- Given instruction
Quote the whole listing exactly. Leave the pictures out of your copy.

- Data shown
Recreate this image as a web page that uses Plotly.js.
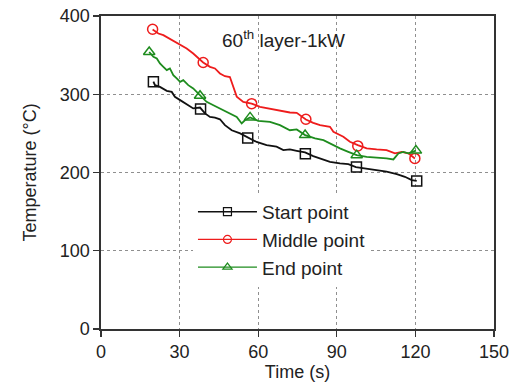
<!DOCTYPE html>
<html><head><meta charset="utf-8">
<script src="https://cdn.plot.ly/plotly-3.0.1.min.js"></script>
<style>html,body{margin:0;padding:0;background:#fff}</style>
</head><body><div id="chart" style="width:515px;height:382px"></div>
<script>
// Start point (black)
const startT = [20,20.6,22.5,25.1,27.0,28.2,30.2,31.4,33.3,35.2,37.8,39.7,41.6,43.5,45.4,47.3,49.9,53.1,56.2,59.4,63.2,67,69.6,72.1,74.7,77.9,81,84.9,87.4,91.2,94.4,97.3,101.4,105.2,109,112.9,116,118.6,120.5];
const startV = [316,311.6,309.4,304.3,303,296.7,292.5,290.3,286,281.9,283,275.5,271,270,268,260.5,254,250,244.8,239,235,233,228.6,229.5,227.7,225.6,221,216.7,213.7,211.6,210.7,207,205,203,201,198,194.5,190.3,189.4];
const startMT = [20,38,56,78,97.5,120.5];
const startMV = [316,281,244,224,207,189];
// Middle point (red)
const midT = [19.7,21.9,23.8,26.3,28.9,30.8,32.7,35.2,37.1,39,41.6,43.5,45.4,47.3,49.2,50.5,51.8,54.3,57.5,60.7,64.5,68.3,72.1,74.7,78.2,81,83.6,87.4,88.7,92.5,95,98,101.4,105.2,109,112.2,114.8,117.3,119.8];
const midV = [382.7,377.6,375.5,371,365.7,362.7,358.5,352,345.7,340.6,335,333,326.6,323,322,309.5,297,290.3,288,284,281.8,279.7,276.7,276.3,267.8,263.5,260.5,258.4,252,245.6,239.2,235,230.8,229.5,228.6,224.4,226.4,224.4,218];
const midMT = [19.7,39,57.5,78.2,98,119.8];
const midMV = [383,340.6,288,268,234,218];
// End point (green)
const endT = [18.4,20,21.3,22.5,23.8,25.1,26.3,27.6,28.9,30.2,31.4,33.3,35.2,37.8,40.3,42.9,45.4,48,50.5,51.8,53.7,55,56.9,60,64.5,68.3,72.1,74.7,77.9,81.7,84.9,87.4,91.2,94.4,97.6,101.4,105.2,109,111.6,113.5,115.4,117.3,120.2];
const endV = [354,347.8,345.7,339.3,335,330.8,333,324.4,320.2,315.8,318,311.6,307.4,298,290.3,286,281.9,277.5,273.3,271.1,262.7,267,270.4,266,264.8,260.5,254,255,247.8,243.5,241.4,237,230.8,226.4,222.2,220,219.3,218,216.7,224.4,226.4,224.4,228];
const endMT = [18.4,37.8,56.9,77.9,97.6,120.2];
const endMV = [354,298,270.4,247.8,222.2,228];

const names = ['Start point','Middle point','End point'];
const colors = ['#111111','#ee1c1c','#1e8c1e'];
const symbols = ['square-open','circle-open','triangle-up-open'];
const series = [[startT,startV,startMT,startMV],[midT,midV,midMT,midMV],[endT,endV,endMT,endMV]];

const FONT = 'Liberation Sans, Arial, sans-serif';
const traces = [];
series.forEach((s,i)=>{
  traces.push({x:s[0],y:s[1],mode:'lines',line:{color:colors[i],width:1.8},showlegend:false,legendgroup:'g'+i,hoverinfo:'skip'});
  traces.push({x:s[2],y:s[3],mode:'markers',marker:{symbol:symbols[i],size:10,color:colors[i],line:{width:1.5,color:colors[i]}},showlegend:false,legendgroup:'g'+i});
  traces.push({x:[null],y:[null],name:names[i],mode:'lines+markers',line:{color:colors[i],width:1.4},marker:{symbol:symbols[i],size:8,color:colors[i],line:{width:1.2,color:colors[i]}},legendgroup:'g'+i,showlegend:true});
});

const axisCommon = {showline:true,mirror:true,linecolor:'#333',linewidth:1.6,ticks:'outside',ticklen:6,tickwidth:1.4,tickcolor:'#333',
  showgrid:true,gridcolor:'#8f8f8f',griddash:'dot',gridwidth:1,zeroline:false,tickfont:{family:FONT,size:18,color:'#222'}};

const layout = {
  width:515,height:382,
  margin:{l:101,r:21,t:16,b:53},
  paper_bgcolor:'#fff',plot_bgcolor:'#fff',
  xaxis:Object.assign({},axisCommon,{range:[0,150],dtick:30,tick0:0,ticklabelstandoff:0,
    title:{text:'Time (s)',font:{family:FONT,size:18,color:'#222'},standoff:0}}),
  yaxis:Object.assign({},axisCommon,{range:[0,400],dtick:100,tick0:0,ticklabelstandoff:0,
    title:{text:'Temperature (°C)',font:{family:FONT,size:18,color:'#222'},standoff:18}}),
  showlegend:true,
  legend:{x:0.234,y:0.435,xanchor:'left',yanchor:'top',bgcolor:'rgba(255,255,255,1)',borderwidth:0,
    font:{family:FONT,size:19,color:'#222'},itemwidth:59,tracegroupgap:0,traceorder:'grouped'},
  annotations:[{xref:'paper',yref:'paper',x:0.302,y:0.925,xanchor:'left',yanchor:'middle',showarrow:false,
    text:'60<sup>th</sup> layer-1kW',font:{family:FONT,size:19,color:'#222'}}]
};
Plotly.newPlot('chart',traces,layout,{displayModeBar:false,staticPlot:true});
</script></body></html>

- Final result
Recreate this image as a web page that uses Plotly.js.
<!DOCTYPE html>
<html><head><meta charset="utf-8">
<script src="https://cdn.plot.ly/plotly-3.0.1.min.js"></script>
<style>html,body{margin:0;padding:0;background:#fff}</style>
</head><body><div id="chart" style="width:515px;height:382px"></div>
<script>
// Start point (black)
const startT = [20,20.6,22.5,25.1,27.0,28.2,30.2,31.4,33.3,35.2,37.8,39.7,41.6,43.5,45.4,47.3,49.9,53.1,56.2,59.4,63.2,67,69.6,72.1,74.7,77.9,81,84.9,87.4,91.2,94.4,97.3,101.4,105.2,109,112.9,116,118.6,120.5];
const startV = [316,311.6,309.4,304.3,303,296.7,292.5,290.3,286,281.9,283,275.5,271,270,268,260.5,254,250,244.8,239,235,233,228.6,229.5,227.7,225.6,221,216.7,213.7,211.6,210.7,207,205,203,201,198,194.5,190.3,189.4];
const startMT = [20,38,56,78,97.5,120.5];
const startMV = [316,281,244,224,207,189];
// Middle point (red)
const midT = [19.7,21.9,23.8,26.3,28.9,30.8,32.7,35.2,37.1,39,41.6,43.5,45.4,47.3,49.2,50.5,51.8,54.3,57.5,60.7,64.5,68.3,72.1,74.7,78.2,81,83.6,87.4,88.7,92.5,95,98,101.4,105.2,109,112.2,114.8,117.3,119.8];
const midV = [382.7,377.6,375.5,371,365.7,362.7,358.5,352,345.7,340.6,335,333,326.6,323,322,309.5,297,290.3,288,284,281.8,279.7,276.7,276.3,267.8,263.5,260.5,258.4,252,245.6,239.2,235,230.8,229.5,228.6,224.4,226.4,224.4,218];
const midMT = [19.7,39,57.5,78.2,98,119.8];
const midMV = [383,340.6,288,268,234,218];
// End point (green)
const endT = [18.4,20,21.3,22.5,23.8,25.1,26.3,27.6,28.9,30.2,31.4,33.3,35.2,37.8,40.3,42.9,45.4,48,50.5,51.8,53.7,55,56.9,60,64.5,68.3,72.1,74.7,77.9,81.7,84.9,87.4,91.2,94.4,97.6,101.4,105.2,109,111.6,113.5,115.4,117.3,120.2];
const endV = [354,347.8,345.7,339.3,335,330.8,333,324.4,320.2,315.8,318,311.6,307.4,298,290.3,286,281.9,277.5,273.3,271.1,262.7,267,270.4,266,264.8,260.5,254,255,247.8,243.5,241.4,237,230.8,226.4,222.2,220,219.3,218,216.7,224.4,226.4,224.4,228];
const endMT = [18.4,37.8,56.9,77.9,97.6,120.2];
const endMV = [354,298,270.4,247.8,222.2,228];

const names = ['Start point','Middle point','End point'];
const colors = ['#111111','#ee1c1c','#1e8c1e'];
const symbols = ['square-open','circle-open','triangle-up-open'];
const series = [[startT,startV,startMT,startMV],[midT,midV,midMT,midMV],[endT,endV,endMT,endMV]];

const FONT = 'Liberation Sans, Arial, sans-serif';
const traces = [];
series.forEach((s,i)=>{
  traces.push({x:s[0],y:s[1],mode:'lines',line:{color:colors[i],width:1.8},showlegend:false,legendgroup:'g'+i,hoverinfo:'skip'});
  traces.push({x:s[2],y:s[3],mode:'markers',marker:{symbol:symbols[i],size:10,color:colors[i],line:{width:1.5,color:colors[i]}},showlegend:false,legendgroup:'g'+i});
  traces.push({x:[null],y:[null],name:names[i],mode:'lines+markers',line:{color:colors[i],width:1.4},marker:{symbol:symbols[i],size:8,color:colors[i],line:{width:1.2,color:colors[i]}},legendgroup:'g'+i,showlegend:true});
});

const axisCommon = {showline:true,mirror:true,linecolor:'#333',linewidth:1.6,ticks:'outside',ticklen:6,tickwidth:1.4,tickcolor:'#333',
  showgrid:true,gridcolor:'#8f8f8f',griddash:'dot',gridwidth:1,zeroline:false,tickfont:{family:FONT,size:18,color:'#222'}};

const layout = {
  width:515,height:382,
  margin:{l:101,r:21,t:16,b:53},
  paper_bgcolor:'#fff',plot_bgcolor:'#fff',
  xaxis:Object.assign({},axisCommon,{range:[0,150],dtick:30,tick0:0,ticklabelstandoff:0,
    title:{text:'Time (s)',font:{family:FONT,size:18,color:'#222'},standoff:0}}),
  yaxis:Object.assign({},axisCommon,{range:[0,400],dtick:100,tick0:0,ticklabelstandoff:0,
    title:{text:'Temperature (°C)',font:{family:FONT,size:18,color:'#222'},standoff:18}}),
  showlegend:true,
  legend:{x:0.234,y:0.435,xanchor:'left',yanchor:'top',bgcolor:'rgba(255,255,255,1)',borderwidth:0,
    font:{family:FONT,size:19,color:'#222'},itemwidth:59,tracegroupgap:0,traceorder:'grouped'},
  annotations:[{xref:'paper',yref:'paper',x:0.302,y:0.925,xanchor:'left',yanchor:'middle',showarrow:false,
    text:'60<sup>th</sup> layer-1kW',font:{family:FONT,size:19,color:'#222'}}]
};
Plotly.newPlot('chart',traces,layout,{displayModeBar:false,staticPlot:true});
</script></body></html>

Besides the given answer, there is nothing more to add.